Rows from a dataset of charts and code:
-------
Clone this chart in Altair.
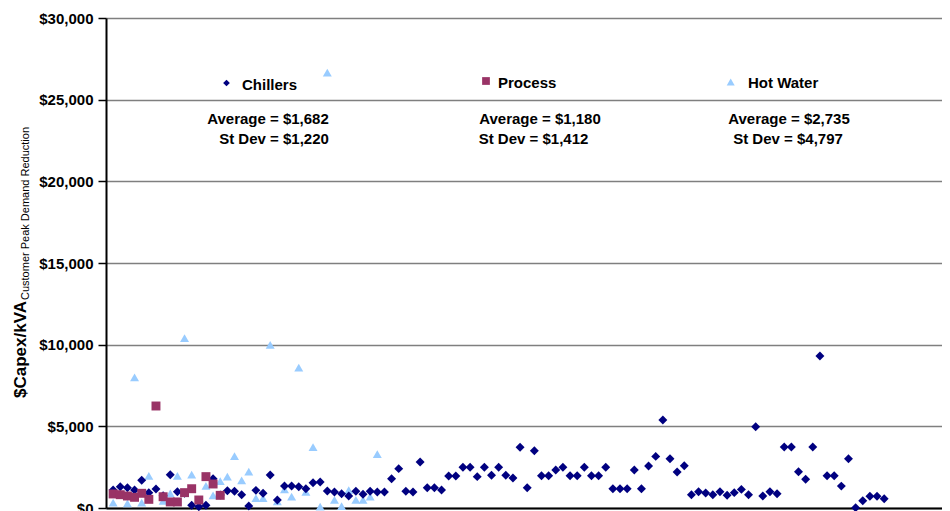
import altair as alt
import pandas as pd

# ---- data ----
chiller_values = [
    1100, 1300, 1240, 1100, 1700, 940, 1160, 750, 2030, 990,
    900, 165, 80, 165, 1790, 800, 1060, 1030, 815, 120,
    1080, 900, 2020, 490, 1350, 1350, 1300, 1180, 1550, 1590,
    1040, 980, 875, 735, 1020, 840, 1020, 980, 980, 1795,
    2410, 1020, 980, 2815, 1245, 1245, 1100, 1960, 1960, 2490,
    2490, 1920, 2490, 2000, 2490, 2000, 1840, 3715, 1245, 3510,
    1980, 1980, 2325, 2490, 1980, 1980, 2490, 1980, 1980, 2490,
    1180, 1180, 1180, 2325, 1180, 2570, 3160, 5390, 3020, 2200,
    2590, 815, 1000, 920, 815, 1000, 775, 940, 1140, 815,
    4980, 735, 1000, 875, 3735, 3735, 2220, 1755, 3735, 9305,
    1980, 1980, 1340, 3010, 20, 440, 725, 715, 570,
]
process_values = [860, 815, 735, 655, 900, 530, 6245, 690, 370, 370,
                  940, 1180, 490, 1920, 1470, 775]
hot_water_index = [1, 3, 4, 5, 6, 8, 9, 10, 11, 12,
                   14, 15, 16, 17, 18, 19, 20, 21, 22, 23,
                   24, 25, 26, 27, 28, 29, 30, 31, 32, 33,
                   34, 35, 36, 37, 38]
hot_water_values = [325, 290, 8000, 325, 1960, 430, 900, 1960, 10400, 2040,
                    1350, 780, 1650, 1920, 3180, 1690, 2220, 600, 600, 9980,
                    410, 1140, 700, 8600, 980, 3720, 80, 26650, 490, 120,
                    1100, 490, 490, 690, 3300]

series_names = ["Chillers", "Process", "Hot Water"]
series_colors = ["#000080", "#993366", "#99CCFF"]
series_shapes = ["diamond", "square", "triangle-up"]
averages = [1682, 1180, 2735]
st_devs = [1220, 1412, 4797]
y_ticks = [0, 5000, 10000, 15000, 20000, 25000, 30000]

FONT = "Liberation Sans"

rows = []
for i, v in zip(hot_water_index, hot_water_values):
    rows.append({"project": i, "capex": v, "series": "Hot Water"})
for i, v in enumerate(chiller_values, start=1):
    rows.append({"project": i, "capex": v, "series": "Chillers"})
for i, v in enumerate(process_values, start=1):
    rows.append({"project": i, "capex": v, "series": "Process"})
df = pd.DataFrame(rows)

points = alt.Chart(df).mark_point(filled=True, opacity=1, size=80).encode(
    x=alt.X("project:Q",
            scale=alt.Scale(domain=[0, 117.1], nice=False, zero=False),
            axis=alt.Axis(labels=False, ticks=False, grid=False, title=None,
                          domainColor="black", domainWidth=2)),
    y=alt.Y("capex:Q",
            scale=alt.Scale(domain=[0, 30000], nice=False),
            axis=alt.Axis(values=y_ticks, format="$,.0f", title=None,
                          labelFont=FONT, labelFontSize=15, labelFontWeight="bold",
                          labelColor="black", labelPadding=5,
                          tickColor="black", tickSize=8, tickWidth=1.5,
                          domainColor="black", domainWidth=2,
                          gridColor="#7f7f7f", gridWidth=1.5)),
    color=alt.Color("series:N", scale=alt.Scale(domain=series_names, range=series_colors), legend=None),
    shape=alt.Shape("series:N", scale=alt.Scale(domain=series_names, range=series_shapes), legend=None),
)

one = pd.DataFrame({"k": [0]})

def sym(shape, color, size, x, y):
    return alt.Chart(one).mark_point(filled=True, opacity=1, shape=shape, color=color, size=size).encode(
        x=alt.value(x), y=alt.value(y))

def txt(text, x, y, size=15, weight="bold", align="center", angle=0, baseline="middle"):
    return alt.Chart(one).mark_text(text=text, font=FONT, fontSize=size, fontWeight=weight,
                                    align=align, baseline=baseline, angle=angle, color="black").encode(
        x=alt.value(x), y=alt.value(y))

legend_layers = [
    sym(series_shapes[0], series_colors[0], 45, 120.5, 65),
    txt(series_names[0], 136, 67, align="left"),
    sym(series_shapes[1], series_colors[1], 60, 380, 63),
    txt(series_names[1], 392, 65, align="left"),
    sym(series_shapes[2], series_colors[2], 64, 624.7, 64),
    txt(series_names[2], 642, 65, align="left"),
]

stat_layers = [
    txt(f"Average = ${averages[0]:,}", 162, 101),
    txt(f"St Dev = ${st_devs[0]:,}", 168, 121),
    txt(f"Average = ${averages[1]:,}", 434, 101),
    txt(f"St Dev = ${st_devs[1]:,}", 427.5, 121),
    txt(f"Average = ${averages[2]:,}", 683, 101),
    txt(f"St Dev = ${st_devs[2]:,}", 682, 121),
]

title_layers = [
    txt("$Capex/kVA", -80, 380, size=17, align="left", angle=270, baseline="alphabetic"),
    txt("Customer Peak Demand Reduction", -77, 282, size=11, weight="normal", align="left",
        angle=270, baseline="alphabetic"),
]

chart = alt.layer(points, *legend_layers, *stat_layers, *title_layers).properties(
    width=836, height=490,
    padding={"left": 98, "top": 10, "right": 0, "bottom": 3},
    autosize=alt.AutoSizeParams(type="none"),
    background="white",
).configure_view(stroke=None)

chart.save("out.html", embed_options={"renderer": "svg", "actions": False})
-------
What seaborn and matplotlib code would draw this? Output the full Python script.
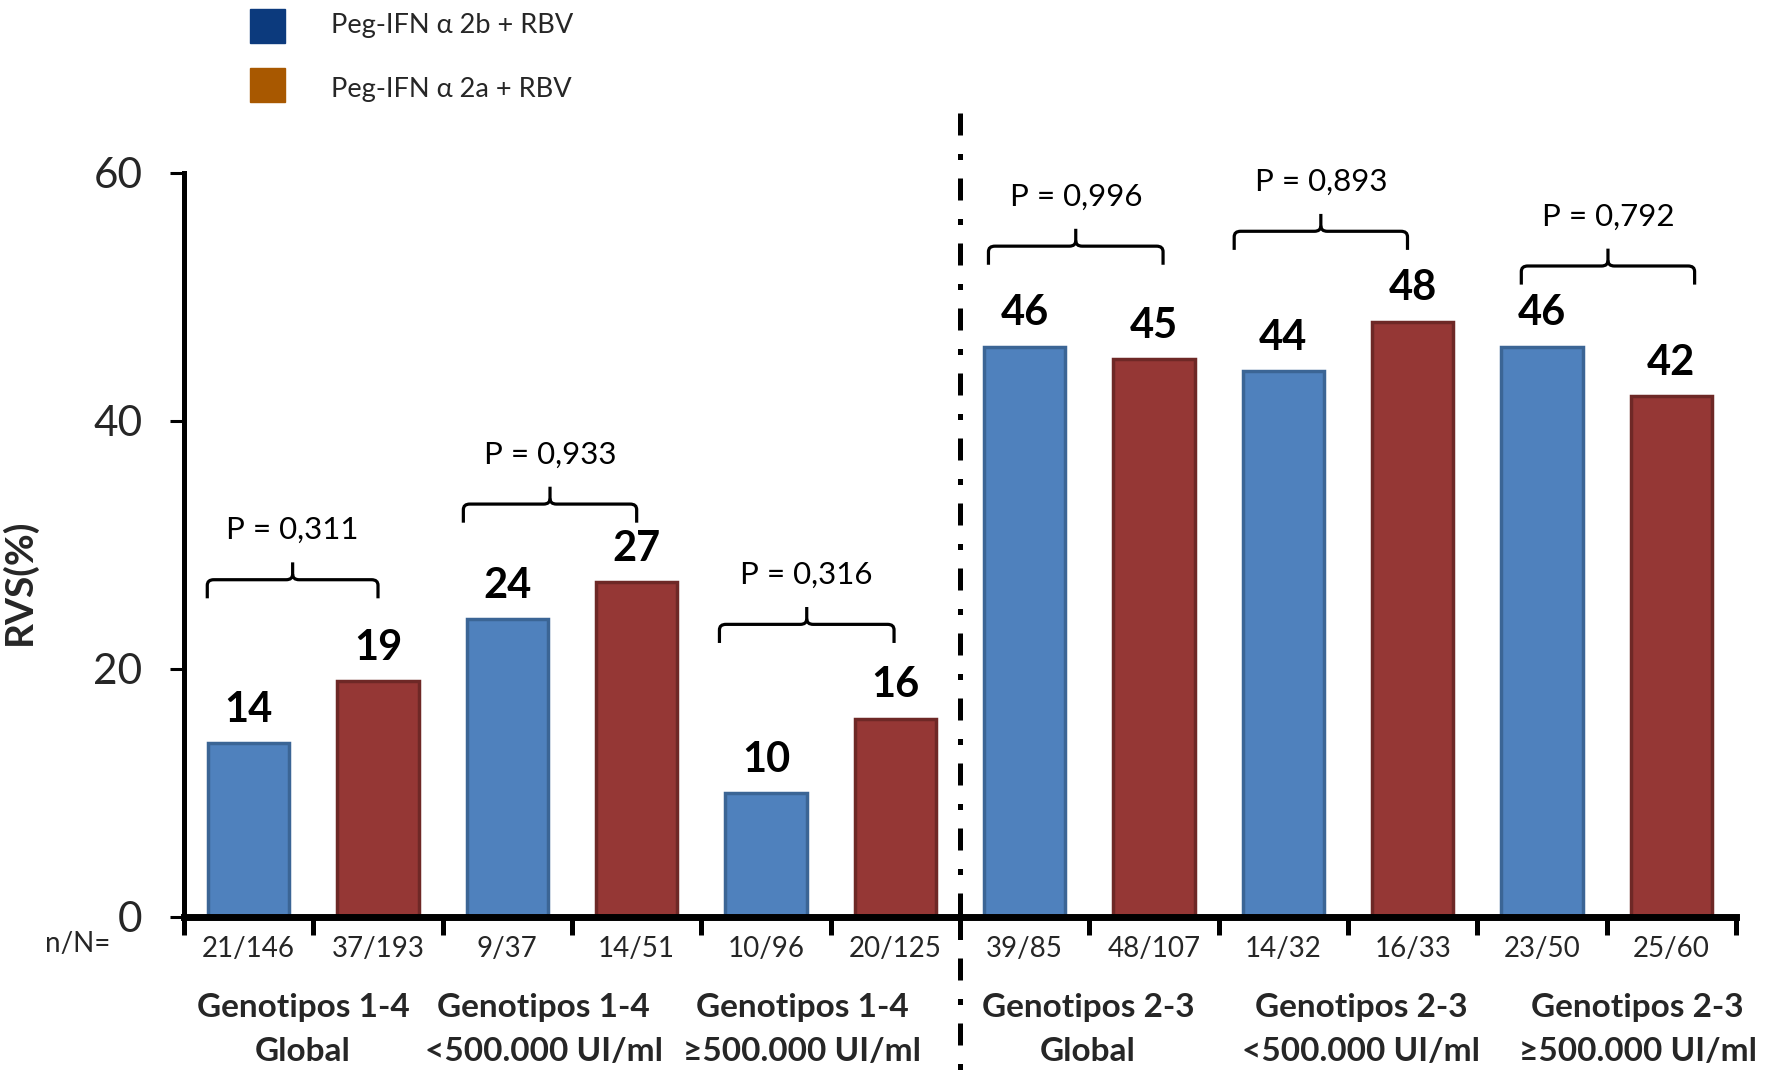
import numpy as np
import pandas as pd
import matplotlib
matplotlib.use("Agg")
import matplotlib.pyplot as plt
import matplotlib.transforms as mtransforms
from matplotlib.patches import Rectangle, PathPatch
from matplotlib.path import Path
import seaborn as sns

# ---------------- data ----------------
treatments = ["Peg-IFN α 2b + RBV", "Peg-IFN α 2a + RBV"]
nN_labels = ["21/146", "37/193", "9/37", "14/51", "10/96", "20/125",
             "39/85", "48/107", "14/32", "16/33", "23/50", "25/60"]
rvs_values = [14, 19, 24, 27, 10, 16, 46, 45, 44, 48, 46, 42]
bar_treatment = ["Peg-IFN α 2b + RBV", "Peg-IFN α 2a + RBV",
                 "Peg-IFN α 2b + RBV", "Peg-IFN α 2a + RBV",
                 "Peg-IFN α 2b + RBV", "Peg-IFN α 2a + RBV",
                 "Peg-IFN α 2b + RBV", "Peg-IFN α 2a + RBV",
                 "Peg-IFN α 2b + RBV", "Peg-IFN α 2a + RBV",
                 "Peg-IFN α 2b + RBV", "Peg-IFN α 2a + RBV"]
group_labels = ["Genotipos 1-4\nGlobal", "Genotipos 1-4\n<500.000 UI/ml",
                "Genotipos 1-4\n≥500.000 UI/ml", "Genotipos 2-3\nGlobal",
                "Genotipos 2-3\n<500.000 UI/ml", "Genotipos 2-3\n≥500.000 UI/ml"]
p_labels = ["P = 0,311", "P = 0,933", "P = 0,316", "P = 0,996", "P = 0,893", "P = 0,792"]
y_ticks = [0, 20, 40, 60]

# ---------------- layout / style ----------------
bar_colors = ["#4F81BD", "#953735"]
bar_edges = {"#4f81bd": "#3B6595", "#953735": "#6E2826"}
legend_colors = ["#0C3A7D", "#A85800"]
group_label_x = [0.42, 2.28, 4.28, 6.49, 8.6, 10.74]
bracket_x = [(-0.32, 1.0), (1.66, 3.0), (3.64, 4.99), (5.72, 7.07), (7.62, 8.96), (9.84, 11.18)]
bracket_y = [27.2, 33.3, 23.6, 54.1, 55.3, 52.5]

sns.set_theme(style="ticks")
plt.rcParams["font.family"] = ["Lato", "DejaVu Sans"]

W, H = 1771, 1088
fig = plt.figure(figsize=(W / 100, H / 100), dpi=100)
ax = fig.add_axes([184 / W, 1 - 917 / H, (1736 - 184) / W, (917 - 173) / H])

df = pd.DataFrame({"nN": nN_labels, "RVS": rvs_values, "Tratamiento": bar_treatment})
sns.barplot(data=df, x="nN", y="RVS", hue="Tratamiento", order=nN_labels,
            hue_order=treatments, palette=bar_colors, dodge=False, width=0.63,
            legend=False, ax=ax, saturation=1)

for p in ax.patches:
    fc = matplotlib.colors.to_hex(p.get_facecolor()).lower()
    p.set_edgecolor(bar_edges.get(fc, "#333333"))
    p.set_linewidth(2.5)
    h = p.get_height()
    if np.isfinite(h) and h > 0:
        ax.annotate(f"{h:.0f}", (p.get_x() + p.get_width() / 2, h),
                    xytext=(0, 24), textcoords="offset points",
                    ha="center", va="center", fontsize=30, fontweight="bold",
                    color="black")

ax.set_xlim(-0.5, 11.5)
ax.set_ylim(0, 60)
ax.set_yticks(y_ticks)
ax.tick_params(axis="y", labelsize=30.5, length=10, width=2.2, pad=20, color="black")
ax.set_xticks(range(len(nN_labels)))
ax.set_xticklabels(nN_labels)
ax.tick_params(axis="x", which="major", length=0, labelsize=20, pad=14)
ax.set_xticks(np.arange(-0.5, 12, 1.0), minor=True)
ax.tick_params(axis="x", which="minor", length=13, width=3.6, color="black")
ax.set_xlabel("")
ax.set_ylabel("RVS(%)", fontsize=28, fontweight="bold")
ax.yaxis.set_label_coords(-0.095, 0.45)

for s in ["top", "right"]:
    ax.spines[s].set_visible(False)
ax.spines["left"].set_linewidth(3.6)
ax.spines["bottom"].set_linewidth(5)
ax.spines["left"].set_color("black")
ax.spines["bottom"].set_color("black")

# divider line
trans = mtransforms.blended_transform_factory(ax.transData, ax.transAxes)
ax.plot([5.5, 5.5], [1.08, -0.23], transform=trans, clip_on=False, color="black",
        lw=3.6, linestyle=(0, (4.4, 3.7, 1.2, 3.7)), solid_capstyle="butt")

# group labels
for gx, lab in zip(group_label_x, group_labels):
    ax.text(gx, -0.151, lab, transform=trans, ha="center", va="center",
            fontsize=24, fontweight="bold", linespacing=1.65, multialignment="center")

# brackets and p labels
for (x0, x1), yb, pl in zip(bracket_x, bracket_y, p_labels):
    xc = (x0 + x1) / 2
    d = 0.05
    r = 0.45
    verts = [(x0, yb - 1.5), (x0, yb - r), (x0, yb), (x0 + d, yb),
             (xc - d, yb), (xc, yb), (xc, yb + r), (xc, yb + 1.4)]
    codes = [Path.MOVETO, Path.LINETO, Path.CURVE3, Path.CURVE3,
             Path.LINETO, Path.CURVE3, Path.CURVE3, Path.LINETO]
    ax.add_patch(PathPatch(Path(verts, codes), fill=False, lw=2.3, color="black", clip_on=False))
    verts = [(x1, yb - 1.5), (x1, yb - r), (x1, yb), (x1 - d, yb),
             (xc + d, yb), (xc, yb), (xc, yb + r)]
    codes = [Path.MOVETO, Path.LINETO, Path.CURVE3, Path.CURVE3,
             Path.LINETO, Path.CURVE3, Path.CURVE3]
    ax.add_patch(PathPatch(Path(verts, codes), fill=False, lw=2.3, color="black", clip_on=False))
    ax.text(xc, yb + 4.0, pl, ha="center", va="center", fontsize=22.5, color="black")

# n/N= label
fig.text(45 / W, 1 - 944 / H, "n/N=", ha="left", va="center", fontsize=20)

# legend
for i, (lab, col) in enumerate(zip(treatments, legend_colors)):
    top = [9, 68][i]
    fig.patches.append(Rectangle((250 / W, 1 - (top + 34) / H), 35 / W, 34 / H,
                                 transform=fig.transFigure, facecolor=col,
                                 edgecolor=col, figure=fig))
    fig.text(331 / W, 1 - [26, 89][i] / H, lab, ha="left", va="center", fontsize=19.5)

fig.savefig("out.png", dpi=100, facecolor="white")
-------
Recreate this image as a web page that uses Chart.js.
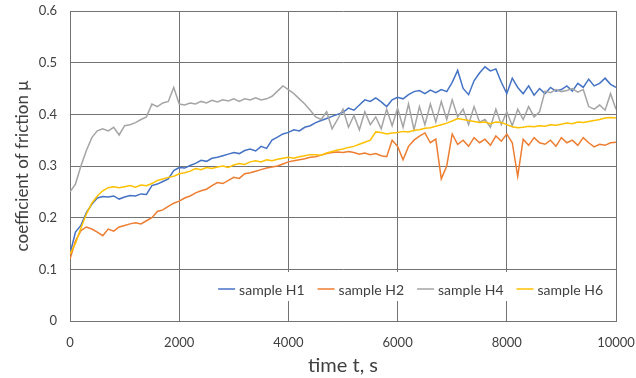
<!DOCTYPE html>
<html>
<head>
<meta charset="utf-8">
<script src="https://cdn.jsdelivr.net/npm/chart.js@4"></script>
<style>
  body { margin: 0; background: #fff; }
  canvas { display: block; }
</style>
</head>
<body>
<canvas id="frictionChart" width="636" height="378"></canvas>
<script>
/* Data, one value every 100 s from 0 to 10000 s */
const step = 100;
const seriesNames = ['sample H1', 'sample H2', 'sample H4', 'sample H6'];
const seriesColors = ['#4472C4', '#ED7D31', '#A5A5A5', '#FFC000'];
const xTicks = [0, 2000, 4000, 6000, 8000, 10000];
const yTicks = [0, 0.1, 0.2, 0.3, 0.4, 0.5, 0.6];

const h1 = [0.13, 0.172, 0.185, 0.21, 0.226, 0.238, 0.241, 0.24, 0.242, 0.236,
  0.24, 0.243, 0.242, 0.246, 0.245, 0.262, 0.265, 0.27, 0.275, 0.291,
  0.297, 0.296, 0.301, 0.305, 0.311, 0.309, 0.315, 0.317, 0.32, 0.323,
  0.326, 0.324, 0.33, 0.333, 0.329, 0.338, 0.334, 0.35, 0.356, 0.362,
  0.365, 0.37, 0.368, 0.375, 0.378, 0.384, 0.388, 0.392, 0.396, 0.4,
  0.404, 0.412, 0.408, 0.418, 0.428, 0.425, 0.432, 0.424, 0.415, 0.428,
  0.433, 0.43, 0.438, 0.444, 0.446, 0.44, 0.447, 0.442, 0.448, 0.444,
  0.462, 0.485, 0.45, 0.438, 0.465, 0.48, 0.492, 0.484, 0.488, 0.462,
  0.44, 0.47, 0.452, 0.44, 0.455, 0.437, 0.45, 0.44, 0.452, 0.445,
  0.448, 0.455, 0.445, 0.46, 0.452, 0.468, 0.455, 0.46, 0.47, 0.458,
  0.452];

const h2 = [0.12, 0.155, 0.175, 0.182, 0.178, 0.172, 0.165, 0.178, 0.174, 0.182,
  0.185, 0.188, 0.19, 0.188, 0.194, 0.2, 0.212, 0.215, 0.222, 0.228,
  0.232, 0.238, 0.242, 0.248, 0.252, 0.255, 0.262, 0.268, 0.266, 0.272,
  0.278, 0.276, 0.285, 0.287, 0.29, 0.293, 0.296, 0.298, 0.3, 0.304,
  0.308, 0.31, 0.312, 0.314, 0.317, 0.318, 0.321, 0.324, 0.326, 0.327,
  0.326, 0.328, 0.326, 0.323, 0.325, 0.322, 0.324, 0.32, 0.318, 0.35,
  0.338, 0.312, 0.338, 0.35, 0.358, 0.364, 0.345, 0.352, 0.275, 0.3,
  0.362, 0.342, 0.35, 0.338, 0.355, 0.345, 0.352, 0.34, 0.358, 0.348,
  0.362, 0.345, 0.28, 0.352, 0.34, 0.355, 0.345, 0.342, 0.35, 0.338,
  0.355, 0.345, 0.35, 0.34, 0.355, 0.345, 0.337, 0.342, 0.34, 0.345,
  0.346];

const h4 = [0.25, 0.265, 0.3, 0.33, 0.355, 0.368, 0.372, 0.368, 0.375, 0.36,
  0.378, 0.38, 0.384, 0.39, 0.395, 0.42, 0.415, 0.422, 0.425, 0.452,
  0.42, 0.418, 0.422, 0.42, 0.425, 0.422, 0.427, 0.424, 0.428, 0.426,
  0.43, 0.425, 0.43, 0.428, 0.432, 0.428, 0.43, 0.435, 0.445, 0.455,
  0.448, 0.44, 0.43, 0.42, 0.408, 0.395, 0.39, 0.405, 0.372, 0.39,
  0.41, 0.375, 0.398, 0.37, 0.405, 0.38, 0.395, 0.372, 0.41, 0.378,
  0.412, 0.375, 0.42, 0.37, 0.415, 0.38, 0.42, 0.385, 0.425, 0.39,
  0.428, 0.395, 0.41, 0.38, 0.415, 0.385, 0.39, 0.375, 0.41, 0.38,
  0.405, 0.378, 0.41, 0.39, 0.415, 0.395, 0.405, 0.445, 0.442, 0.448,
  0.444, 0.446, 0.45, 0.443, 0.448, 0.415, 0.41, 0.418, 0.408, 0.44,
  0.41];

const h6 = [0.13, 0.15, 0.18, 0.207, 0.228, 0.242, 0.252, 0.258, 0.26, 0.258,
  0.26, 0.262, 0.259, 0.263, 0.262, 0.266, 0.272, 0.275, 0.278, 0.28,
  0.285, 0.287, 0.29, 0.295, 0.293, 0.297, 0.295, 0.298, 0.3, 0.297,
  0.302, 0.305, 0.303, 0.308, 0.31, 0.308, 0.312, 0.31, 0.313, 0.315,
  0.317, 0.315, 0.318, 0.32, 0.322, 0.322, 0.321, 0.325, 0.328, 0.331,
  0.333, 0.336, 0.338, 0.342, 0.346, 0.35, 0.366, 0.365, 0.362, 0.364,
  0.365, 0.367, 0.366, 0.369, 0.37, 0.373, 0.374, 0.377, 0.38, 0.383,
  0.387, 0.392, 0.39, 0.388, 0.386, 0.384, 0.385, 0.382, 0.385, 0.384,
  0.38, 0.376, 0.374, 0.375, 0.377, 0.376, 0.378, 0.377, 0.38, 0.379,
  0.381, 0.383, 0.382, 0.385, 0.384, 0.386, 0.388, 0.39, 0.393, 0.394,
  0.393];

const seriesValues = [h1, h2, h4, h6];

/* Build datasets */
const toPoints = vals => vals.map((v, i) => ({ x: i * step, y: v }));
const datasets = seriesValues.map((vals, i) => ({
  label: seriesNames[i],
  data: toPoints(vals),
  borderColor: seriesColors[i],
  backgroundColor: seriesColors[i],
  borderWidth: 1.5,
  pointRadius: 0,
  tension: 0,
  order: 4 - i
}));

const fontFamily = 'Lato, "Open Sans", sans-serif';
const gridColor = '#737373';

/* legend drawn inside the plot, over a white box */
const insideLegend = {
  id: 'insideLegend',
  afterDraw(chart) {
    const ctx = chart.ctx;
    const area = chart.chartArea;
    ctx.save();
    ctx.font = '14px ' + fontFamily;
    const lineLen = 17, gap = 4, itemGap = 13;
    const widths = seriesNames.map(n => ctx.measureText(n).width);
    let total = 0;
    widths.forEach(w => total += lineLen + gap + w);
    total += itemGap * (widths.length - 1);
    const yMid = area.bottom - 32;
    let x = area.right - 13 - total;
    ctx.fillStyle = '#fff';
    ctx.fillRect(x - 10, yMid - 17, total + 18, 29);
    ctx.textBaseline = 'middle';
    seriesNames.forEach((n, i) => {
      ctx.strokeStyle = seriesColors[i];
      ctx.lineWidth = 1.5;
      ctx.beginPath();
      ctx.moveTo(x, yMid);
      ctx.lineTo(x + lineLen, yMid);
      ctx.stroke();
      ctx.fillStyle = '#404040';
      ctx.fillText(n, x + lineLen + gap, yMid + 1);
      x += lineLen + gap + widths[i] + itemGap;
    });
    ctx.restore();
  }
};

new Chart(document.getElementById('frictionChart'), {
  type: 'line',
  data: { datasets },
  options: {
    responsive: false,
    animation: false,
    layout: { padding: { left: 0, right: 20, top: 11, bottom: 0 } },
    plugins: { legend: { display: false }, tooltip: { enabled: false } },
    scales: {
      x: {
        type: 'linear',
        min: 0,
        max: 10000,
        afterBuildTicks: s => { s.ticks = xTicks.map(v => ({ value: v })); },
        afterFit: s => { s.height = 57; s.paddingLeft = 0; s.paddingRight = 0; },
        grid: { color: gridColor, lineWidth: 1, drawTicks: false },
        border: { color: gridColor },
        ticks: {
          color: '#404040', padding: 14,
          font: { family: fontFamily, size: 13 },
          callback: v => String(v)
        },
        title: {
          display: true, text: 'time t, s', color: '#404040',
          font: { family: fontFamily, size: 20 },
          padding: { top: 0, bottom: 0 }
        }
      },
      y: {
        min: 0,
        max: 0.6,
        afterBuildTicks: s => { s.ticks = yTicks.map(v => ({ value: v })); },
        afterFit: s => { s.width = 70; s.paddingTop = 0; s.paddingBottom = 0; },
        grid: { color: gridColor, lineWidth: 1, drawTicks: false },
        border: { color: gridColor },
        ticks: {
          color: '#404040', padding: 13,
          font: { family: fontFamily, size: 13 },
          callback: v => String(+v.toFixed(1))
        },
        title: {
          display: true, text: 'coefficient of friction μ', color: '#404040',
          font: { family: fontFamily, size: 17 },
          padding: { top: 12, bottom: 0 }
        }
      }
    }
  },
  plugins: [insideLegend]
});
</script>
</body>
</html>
-------
## YOUR INSTRUCTIONS
Go back to the lines above and output, exactly as they stand, the ones from the line containing "What seaborn and" to the line containing "import seaborn as sns". Leave all pictures behind.

## RESULT OF THIS TASK
What seaborn and matplotlib code would draw this? Output the full Python script.
import numpy as np
import pandas as pd
import matplotlib
matplotlib.use("Agg")
import matplotlib.pyplot as plt
import matplotlib.transforms as mtransforms
from matplotlib.patches import Rectangle, PathPatch
from matplotlib.path import Path
import seaborn as sns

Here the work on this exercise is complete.